**Extracted data:**
● ● ●

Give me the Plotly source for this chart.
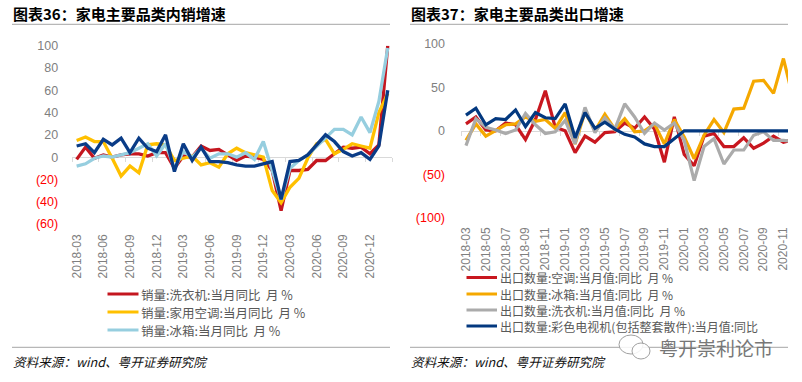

● ● ●

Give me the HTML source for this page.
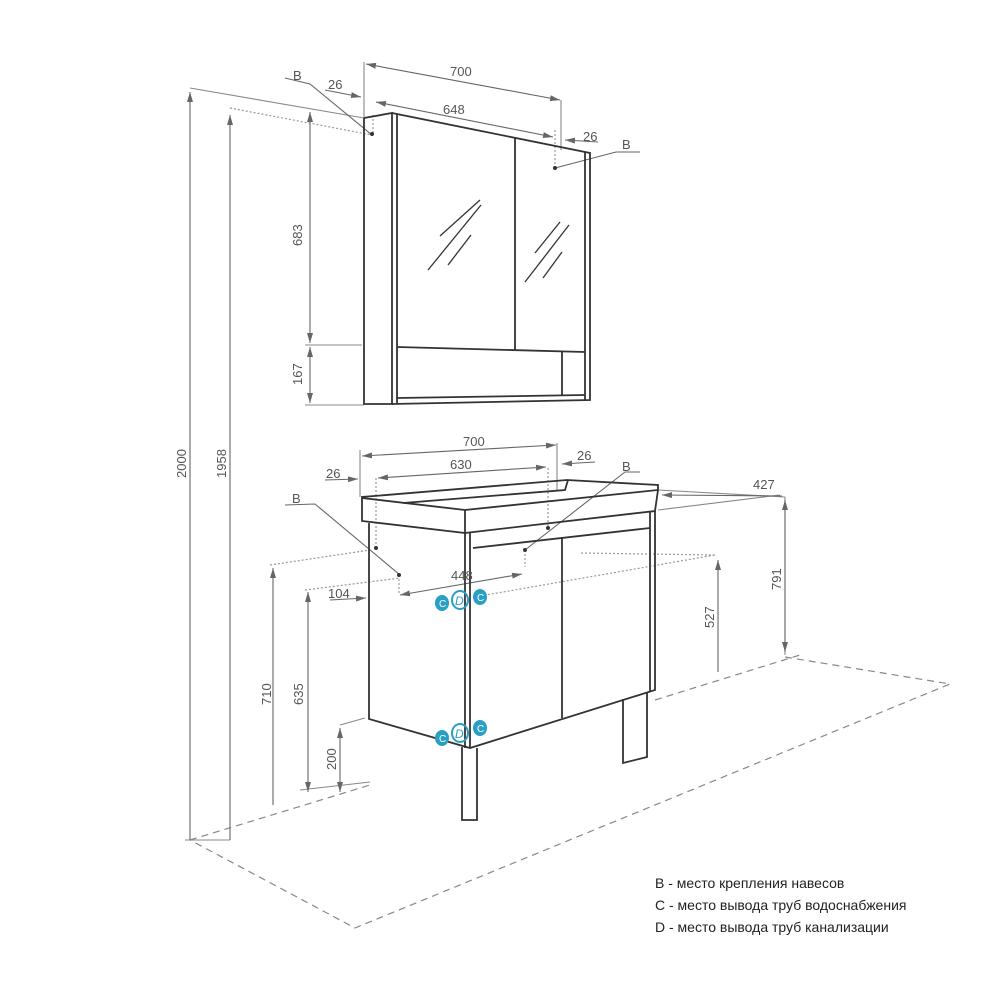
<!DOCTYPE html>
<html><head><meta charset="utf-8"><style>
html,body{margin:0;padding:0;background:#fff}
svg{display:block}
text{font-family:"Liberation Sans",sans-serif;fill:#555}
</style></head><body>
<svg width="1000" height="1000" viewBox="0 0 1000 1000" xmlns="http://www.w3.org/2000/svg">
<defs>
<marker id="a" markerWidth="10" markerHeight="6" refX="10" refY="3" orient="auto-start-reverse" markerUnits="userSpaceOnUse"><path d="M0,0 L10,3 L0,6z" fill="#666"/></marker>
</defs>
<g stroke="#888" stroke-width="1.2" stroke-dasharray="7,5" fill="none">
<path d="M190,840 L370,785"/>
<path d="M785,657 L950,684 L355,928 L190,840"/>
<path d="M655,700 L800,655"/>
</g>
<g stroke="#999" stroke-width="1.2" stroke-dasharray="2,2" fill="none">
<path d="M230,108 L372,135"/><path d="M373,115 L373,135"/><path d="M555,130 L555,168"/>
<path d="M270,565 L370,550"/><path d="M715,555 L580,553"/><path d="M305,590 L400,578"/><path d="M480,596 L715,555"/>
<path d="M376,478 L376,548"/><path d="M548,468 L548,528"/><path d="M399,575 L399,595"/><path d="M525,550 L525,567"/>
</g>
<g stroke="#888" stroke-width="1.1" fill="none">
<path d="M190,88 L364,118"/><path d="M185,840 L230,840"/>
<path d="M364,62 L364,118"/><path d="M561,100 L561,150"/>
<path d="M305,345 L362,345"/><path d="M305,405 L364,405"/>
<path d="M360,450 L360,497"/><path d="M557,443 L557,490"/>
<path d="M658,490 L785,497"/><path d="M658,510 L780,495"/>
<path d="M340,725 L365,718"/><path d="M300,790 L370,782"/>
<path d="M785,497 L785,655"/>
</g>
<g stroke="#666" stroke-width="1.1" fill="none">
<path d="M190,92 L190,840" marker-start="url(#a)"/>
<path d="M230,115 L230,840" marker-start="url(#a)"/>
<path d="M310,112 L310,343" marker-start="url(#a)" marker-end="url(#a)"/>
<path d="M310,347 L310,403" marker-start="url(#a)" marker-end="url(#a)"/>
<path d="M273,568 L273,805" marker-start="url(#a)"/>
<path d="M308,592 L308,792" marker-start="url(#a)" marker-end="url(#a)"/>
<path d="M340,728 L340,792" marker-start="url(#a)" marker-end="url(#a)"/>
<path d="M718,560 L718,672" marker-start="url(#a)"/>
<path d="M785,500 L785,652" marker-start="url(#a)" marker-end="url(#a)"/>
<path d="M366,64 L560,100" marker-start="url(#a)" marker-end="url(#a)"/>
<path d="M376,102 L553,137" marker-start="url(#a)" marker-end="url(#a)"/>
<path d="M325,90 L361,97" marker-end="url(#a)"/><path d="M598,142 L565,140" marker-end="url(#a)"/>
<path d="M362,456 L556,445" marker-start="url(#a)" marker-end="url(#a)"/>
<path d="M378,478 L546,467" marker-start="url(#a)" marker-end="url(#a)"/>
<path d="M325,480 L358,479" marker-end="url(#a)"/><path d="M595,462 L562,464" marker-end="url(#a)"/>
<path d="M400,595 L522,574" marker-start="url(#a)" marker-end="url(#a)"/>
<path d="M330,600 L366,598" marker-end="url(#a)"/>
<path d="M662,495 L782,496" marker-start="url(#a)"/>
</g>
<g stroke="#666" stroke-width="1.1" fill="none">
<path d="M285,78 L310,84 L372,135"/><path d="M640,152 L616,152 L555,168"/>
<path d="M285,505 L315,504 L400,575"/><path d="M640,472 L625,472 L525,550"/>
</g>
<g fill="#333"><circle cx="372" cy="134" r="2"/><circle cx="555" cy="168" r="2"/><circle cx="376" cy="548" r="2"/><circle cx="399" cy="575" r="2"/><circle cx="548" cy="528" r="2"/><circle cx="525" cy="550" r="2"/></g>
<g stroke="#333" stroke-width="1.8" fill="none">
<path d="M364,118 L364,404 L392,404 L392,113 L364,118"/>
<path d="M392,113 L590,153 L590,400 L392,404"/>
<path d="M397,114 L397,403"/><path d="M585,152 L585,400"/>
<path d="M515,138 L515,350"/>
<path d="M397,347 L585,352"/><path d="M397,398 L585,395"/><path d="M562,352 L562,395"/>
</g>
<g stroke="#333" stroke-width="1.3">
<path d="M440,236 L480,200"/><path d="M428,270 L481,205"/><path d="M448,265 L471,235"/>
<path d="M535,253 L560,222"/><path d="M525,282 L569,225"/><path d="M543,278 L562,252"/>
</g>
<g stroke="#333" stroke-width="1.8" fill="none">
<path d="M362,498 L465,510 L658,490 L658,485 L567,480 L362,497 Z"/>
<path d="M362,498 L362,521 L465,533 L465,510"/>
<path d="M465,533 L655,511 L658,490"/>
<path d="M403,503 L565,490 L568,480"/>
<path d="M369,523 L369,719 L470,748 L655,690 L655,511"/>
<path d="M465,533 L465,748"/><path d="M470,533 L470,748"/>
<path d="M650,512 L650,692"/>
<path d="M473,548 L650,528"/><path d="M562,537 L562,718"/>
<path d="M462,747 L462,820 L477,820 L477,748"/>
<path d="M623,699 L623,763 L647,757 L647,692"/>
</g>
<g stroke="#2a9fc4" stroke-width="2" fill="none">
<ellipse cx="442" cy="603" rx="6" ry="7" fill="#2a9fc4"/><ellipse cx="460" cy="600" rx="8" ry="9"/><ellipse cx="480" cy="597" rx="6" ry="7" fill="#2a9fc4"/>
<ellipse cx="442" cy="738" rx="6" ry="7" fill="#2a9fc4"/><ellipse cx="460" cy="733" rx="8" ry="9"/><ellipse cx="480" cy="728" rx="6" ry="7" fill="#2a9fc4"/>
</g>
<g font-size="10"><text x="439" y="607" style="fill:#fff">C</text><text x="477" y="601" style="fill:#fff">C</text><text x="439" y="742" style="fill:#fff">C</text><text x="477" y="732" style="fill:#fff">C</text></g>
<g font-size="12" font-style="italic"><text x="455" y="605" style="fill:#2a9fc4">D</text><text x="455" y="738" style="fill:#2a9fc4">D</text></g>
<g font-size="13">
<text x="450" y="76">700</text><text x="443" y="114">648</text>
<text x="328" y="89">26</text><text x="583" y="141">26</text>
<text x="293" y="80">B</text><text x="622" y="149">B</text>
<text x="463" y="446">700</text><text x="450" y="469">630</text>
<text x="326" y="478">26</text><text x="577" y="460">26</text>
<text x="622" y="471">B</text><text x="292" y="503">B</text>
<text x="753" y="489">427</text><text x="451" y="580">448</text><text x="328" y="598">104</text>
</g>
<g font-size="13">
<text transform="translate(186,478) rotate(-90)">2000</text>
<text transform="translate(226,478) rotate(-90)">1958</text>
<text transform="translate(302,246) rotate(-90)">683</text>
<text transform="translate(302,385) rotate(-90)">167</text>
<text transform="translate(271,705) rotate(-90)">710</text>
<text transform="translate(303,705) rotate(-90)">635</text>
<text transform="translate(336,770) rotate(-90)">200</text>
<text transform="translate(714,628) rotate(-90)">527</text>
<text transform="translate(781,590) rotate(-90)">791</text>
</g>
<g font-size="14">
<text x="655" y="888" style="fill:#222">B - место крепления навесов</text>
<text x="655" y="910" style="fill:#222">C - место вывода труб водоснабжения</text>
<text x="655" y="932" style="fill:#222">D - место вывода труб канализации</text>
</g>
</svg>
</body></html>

● ● ●

**What you should do:** Look for "Give" and pull out every line that has it.

**Output:**
Give me the Plotly source for this chart.
Give me the HTML source for this page.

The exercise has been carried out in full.